What you will do: Find the lines of data that contain the string "this", then list them.

Given data:
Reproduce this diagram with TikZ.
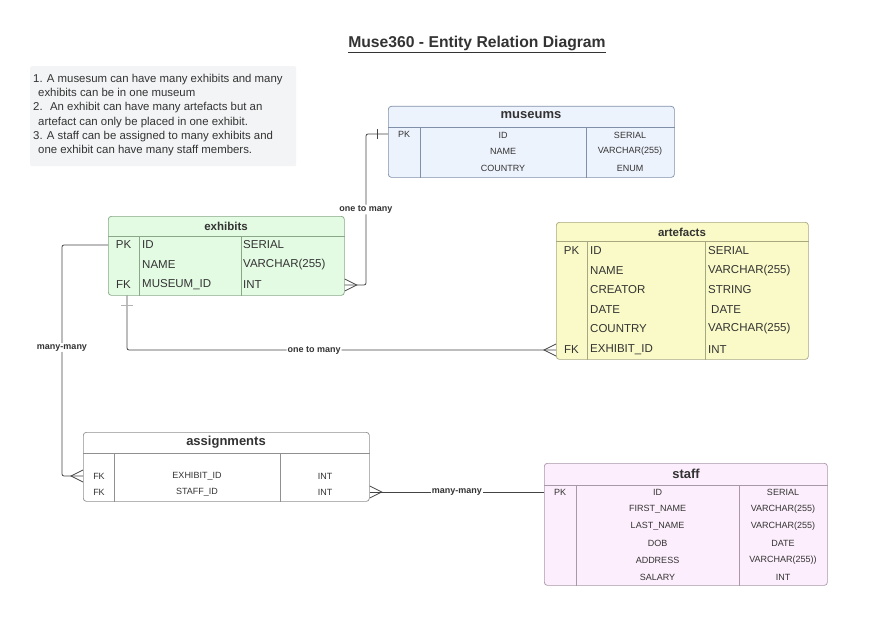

--

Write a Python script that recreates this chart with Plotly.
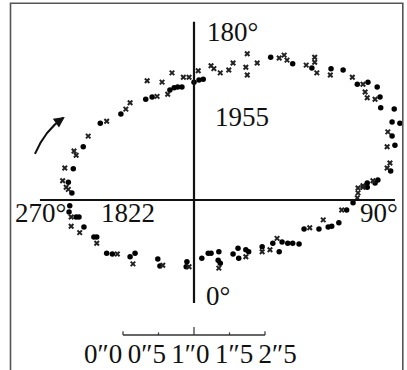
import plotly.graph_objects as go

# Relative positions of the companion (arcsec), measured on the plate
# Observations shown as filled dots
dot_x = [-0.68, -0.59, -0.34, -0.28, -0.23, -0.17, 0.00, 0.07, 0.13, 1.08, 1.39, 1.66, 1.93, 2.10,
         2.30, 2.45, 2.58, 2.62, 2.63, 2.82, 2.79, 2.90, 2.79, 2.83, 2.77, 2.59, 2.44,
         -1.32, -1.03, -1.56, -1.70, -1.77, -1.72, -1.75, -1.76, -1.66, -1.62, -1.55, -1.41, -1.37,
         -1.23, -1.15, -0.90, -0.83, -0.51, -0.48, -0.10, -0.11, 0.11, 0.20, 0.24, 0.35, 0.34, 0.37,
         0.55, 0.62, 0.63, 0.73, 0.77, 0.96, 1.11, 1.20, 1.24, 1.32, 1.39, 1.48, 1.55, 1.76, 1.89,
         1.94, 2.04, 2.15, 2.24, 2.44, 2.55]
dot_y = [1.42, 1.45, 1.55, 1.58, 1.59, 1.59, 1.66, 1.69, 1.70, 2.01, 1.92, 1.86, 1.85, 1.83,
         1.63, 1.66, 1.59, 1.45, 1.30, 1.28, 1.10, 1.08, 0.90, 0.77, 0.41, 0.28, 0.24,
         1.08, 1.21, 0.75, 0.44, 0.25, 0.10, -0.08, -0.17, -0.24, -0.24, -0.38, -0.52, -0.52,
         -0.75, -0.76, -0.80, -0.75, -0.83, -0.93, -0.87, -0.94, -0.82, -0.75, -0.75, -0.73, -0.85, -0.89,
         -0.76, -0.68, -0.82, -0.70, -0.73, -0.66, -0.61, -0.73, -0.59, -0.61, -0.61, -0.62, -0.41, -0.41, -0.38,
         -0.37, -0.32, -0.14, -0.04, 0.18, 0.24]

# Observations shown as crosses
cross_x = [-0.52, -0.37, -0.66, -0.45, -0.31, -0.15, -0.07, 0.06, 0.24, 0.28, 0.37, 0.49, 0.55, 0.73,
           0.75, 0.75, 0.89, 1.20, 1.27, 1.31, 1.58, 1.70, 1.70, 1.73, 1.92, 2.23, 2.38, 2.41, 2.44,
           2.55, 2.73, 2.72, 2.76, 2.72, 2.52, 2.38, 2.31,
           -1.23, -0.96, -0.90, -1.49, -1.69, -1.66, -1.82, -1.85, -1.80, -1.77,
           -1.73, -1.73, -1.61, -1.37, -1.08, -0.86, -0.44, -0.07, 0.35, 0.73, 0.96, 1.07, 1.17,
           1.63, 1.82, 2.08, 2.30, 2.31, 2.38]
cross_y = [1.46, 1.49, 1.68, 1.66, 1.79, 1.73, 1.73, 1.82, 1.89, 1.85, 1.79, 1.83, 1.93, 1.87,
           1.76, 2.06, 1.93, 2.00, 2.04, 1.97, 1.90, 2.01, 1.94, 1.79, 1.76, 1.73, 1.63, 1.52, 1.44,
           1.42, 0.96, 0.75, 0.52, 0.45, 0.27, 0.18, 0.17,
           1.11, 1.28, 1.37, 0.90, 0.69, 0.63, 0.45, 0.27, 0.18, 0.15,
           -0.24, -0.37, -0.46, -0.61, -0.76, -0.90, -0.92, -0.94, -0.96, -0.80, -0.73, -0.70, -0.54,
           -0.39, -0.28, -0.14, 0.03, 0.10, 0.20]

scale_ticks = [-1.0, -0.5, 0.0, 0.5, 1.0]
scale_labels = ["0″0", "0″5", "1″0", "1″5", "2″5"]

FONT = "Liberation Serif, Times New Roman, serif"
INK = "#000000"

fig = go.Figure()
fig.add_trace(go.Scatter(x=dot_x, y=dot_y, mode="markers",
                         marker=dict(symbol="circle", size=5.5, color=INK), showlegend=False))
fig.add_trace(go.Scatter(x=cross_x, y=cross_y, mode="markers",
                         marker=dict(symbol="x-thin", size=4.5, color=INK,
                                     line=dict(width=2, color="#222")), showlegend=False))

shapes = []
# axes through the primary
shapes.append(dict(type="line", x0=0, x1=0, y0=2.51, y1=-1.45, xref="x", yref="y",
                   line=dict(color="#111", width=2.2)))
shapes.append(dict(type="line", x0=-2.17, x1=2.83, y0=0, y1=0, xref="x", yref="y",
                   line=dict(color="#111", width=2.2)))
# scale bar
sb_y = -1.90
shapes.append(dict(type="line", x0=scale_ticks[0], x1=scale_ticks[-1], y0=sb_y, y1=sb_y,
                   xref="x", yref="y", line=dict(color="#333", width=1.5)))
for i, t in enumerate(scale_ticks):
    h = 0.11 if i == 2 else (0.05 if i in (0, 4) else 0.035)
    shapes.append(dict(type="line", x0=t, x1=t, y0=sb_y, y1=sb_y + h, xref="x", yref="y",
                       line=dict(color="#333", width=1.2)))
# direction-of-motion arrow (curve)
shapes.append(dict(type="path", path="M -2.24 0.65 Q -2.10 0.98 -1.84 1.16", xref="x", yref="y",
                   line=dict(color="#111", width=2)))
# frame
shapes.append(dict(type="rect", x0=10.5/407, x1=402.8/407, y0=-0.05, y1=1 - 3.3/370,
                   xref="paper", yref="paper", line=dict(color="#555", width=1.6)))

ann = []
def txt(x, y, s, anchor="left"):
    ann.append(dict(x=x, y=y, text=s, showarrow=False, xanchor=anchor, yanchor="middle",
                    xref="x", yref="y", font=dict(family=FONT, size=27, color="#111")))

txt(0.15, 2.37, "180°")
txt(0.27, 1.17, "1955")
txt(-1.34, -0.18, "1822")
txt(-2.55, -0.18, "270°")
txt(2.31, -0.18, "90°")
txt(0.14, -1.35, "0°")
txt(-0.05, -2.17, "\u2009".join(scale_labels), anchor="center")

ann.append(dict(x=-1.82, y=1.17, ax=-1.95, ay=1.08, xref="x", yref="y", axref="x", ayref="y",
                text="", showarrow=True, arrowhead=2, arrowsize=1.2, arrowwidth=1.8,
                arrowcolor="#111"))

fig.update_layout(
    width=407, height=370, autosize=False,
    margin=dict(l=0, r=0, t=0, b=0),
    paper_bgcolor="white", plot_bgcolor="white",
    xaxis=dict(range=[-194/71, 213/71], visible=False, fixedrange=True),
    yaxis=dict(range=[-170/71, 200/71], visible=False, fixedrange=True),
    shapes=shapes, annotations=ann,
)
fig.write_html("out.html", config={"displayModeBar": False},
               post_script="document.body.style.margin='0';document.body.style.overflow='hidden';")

==

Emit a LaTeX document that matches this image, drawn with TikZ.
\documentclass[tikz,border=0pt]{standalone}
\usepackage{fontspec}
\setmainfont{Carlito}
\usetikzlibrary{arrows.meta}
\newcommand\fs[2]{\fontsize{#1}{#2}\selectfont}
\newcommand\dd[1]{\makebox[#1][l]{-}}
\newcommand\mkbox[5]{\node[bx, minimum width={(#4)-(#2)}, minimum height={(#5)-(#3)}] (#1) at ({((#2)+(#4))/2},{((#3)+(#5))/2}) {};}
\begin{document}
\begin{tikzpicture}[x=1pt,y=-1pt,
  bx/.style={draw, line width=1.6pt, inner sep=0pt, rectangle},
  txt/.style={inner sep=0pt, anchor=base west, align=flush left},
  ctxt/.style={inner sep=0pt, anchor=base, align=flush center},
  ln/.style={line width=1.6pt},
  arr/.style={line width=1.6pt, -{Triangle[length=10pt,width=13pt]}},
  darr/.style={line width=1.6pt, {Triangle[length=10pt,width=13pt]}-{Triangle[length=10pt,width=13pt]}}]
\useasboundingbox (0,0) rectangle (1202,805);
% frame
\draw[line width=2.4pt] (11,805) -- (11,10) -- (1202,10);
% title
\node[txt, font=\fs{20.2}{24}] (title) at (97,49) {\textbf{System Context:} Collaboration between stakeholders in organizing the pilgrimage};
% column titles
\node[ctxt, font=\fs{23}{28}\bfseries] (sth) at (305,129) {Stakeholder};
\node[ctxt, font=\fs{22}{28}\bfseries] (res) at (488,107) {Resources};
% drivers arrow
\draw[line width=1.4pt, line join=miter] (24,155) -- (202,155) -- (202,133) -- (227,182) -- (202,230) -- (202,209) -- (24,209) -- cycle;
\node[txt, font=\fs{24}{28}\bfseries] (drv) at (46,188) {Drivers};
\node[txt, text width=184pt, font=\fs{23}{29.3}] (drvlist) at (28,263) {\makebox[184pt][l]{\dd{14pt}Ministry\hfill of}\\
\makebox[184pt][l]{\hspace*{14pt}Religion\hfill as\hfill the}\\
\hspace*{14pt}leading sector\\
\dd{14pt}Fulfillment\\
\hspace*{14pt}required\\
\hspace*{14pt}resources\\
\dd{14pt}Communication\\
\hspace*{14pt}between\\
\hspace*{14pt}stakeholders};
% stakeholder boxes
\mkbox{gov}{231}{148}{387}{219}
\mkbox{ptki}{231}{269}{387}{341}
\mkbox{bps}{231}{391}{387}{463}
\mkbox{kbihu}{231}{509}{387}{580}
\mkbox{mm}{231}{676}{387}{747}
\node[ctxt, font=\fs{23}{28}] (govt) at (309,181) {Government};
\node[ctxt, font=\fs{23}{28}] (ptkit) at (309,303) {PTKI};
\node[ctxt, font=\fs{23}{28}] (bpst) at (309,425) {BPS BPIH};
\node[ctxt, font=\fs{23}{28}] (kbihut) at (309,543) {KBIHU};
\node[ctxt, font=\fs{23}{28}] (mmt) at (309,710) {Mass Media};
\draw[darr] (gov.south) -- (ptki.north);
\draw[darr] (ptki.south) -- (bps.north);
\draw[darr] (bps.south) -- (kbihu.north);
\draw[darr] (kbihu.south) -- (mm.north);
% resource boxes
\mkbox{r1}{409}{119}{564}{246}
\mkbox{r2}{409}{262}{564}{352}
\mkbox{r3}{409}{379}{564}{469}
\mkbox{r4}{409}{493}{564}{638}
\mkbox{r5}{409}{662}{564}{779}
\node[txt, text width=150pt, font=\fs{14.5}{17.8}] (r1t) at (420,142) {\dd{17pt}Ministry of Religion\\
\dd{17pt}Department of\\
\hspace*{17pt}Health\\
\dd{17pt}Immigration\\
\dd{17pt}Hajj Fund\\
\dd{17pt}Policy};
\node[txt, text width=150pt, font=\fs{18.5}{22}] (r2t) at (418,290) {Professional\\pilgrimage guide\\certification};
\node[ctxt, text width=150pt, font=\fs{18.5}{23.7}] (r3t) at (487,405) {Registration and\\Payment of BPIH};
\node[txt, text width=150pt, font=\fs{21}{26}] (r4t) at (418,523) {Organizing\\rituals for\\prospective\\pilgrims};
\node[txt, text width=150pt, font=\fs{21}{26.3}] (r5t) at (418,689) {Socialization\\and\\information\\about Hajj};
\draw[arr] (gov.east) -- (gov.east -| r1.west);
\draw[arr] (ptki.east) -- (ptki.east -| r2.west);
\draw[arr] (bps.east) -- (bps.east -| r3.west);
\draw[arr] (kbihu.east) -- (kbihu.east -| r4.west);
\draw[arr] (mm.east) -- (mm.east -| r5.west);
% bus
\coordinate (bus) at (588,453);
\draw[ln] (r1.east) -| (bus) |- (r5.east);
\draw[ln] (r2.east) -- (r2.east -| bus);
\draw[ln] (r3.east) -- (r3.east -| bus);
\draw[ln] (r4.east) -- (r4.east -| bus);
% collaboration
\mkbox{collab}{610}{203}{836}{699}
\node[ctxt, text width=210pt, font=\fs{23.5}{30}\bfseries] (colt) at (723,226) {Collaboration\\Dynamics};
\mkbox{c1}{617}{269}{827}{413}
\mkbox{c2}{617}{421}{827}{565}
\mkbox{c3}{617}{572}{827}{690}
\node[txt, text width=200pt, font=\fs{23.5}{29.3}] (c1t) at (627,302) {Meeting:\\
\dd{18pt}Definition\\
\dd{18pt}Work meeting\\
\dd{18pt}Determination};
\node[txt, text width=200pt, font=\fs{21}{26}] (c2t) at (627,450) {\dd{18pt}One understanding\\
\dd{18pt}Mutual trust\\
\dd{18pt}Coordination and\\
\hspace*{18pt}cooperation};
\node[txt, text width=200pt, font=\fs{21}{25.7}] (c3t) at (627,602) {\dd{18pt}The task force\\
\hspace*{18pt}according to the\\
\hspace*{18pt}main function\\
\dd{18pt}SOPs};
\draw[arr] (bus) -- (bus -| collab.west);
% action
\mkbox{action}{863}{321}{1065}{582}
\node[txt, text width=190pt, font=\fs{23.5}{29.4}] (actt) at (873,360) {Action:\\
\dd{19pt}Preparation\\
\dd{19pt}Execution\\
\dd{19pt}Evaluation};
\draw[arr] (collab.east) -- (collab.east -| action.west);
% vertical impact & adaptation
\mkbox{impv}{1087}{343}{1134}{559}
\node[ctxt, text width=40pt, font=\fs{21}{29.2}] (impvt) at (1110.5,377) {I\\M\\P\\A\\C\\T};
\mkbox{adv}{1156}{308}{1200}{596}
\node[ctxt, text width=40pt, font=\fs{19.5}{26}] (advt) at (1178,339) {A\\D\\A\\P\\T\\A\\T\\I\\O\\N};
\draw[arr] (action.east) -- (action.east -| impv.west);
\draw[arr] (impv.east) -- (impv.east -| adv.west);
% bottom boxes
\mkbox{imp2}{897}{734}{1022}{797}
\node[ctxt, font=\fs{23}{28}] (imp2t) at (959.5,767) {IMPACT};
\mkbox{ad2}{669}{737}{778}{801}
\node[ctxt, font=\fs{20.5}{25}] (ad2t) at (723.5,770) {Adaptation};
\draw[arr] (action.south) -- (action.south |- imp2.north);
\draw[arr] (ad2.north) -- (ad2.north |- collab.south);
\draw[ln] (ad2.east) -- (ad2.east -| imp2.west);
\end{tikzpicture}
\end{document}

Written response:
Reproduce this diagram with TikZ.
Write a Python script that recreates this chart with Plotly.
Emit a LaTeX document that matches this image, drawn with TikZ.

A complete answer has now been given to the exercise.